In evaluating an appropriate model, the ability to have control over SAO-related governance as well as the ability to develop automation capability to drive wide oversight (for example, in relation to managing risks related to the corporate criminal offence for failing to prevent criminal facilitation of tax evasion) drove the decision to bring a substantive part of our corporate tax compliance in-house. This approach also works for our organisation in the context of having a large legal entity footprint with significant repeatable effort, and where our systems and processes are evolving as we continue with the transformation of our business.
For other businesses, there may be occasions where it might be right to entirely outsource the automation or share the automation effort and reward in a co-source relationship with an adviser, depending on the return on investment.
Manual to integrated data feeds
Application programming interfaces (APIs) are commonplace in various data-driven scenarios. In the context of corporate tax automation at its simplest, APIs can allow for direct feeds of data from ERP (and other systems) to the workflow tool and onwards to the tax return/tax provision software, thereby enabling real-time tax reporting dependent on the sophistication of the tax logic sitting in the workflow tool.
The use of APIs does not necessarily mean a significant investment in development or programming expertise. Increasingly, these APIs sit within the wrapping of a ‘connector’ – an out-of-the-box means of facilitating that flow of data from ERP into the workflow tool and into tax reporting software. It was, in fact, the availability of such connectors that influenced some of our workflow tool and tax compliance and reporting decision making.
However, at the outset it is recommended that pre-existing reports and data sources are used and uploaded into the first phase of the workflow. This inherently aids the testing process in the transition from manual compilation and manual manipulation to automated manipulation and ultimately to integrated compilation and automated manipulation.
In both cases (i.e., with or without API connection), the benefit of using a workflow tool is that the source report is never amended with clear visualisation and audit trail as to precisely how the source data is manipulated and prepared.
Discrete data to machine learning
General ledger (GL) reporting and other inputs often include significant amounts of information that can help drive insight and tax logic (for example, free text memos and dimensions including cost centre vendor/customer, GL account, categorisation entries, etc).
It might be that a combination of GL account and journal category and/or cost centre drive basic level tax sensitivity analysis and the first phase of a corporate tax workflow.

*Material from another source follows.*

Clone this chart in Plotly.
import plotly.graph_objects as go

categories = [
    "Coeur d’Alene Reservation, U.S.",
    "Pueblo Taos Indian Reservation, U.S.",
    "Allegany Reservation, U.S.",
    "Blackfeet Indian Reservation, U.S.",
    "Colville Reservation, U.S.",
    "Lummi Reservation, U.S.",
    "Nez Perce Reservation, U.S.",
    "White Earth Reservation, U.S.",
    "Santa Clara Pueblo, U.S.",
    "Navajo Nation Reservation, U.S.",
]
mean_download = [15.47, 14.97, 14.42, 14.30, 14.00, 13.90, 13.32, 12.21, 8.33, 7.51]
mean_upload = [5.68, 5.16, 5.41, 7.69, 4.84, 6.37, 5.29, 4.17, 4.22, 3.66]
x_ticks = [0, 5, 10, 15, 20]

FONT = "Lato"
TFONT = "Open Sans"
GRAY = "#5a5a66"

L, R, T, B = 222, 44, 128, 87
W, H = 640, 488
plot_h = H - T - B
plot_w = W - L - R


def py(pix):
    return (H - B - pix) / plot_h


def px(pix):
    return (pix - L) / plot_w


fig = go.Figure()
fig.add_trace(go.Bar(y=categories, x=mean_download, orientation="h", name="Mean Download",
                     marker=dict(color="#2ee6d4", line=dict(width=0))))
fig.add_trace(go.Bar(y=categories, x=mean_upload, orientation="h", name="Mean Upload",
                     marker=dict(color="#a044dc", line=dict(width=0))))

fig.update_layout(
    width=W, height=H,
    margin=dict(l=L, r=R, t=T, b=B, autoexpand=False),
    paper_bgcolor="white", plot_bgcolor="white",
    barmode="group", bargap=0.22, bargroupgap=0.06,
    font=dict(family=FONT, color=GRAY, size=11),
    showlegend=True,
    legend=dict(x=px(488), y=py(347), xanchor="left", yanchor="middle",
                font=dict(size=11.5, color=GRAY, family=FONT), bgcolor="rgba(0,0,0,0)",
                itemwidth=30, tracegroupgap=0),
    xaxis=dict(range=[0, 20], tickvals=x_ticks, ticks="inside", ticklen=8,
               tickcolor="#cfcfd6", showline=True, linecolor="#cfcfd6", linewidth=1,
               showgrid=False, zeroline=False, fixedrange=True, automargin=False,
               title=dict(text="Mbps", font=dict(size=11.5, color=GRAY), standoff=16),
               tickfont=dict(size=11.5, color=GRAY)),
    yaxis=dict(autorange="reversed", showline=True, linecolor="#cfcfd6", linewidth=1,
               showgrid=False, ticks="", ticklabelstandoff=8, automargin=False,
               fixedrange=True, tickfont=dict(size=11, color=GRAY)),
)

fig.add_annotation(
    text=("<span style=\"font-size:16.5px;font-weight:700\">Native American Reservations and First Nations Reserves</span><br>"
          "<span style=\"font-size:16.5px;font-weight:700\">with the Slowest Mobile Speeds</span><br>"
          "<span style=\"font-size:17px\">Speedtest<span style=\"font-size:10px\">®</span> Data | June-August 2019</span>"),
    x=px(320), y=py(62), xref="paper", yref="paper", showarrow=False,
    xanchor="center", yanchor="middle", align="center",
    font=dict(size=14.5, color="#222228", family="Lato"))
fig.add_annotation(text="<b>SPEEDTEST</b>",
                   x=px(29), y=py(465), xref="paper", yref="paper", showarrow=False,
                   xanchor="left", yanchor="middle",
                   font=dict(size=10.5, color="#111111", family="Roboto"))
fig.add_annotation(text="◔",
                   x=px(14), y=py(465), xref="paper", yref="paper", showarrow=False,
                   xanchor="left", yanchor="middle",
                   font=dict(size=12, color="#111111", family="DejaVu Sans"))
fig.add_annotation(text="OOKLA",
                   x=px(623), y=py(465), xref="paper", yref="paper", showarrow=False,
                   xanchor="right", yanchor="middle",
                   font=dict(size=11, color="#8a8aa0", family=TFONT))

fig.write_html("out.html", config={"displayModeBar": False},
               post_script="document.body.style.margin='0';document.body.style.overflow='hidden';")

But as the workflow continues to be developed, machine learning is readily available in the likes of Alteryx.
Next steps
In our experiences to date, we have focused on tax compliance reporting, but in the next phase of our automation and transformation we will be looking at how our data analytics tool can support our transfer pricing efforts. The ability for the tool to simplify and accelerate cost allocation calculations and models is widely talked about.
Tax forecasting is also set to be a more painless exercise. We expect fewer true-ups through the front loading of calculations at the group provision stage of the compliance cycle, and we will apply tax logic to forecasting and planning data.

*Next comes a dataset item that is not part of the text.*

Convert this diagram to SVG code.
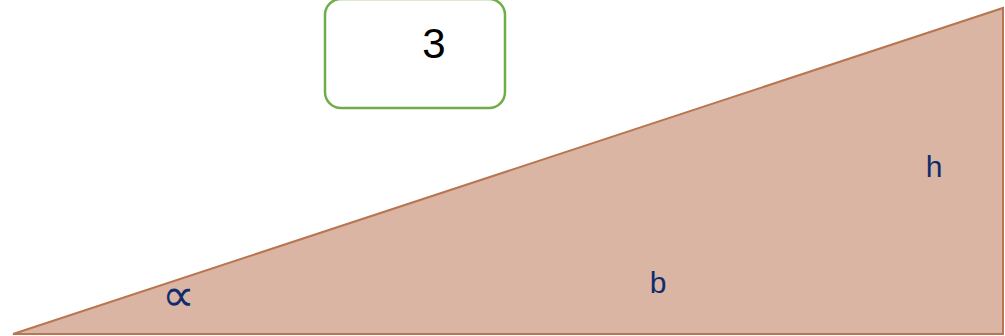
<svg xmlns="http://www.w3.org/2000/svg" width="1005" height="336" viewBox="0 0 1005 336">
<style>
.lbl{font-family:"Liberation Sans",Arial,sans-serif;fill:#102c6c;font-size:30px}
</style>
<rect width="1005" height="336" fill="#ffffff"/>
<g id="triangle">
<polygon points="13,334 1003,8 1003,334" fill="#dab5a3" stroke="#b87550" stroke-width="2" stroke-linejoin="miter"/>
</g>
<g id="box3">
<rect x="325" y="-1" width="180" height="109" rx="16" ry="16" fill="#ffffff" stroke="#70ad47" stroke-width="2.5"/>
<text x="434" y="58" font-family="Liberation Sans, Arial, sans-serif" font-size="42" text-anchor="middle" fill="#000000">3</text>
</g>
<g id="labels">
<text class="lbl" x="178" y="311" text-anchor="middle" style="font-size:46px">∝</text>
<text class="lbl" x="658" y="293" text-anchor="middle">b</text>
<text class="lbl" x="934" y="177" text-anchor="middle">h</text>
</g>
</svg>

Tax doesn’t have to be taxing
The use of a data analytics tool might at first glance seem like a sledgehammer to crack a nut – or, indeed, the thought of upskilling might seem like a daunting task. However, neither of these assertions is true.
There are plenty of sources of training for data analytics tools so that upskilling can be an inexpensive and relatively rapid experience. The feedback from our team has been that the data analytics tools is more user friendly than a spreadsheet tool – not only because large volumes of data can be more efficiently managed, but because step-by-step preparation, transformation and analytics are clearly flowed and explainable.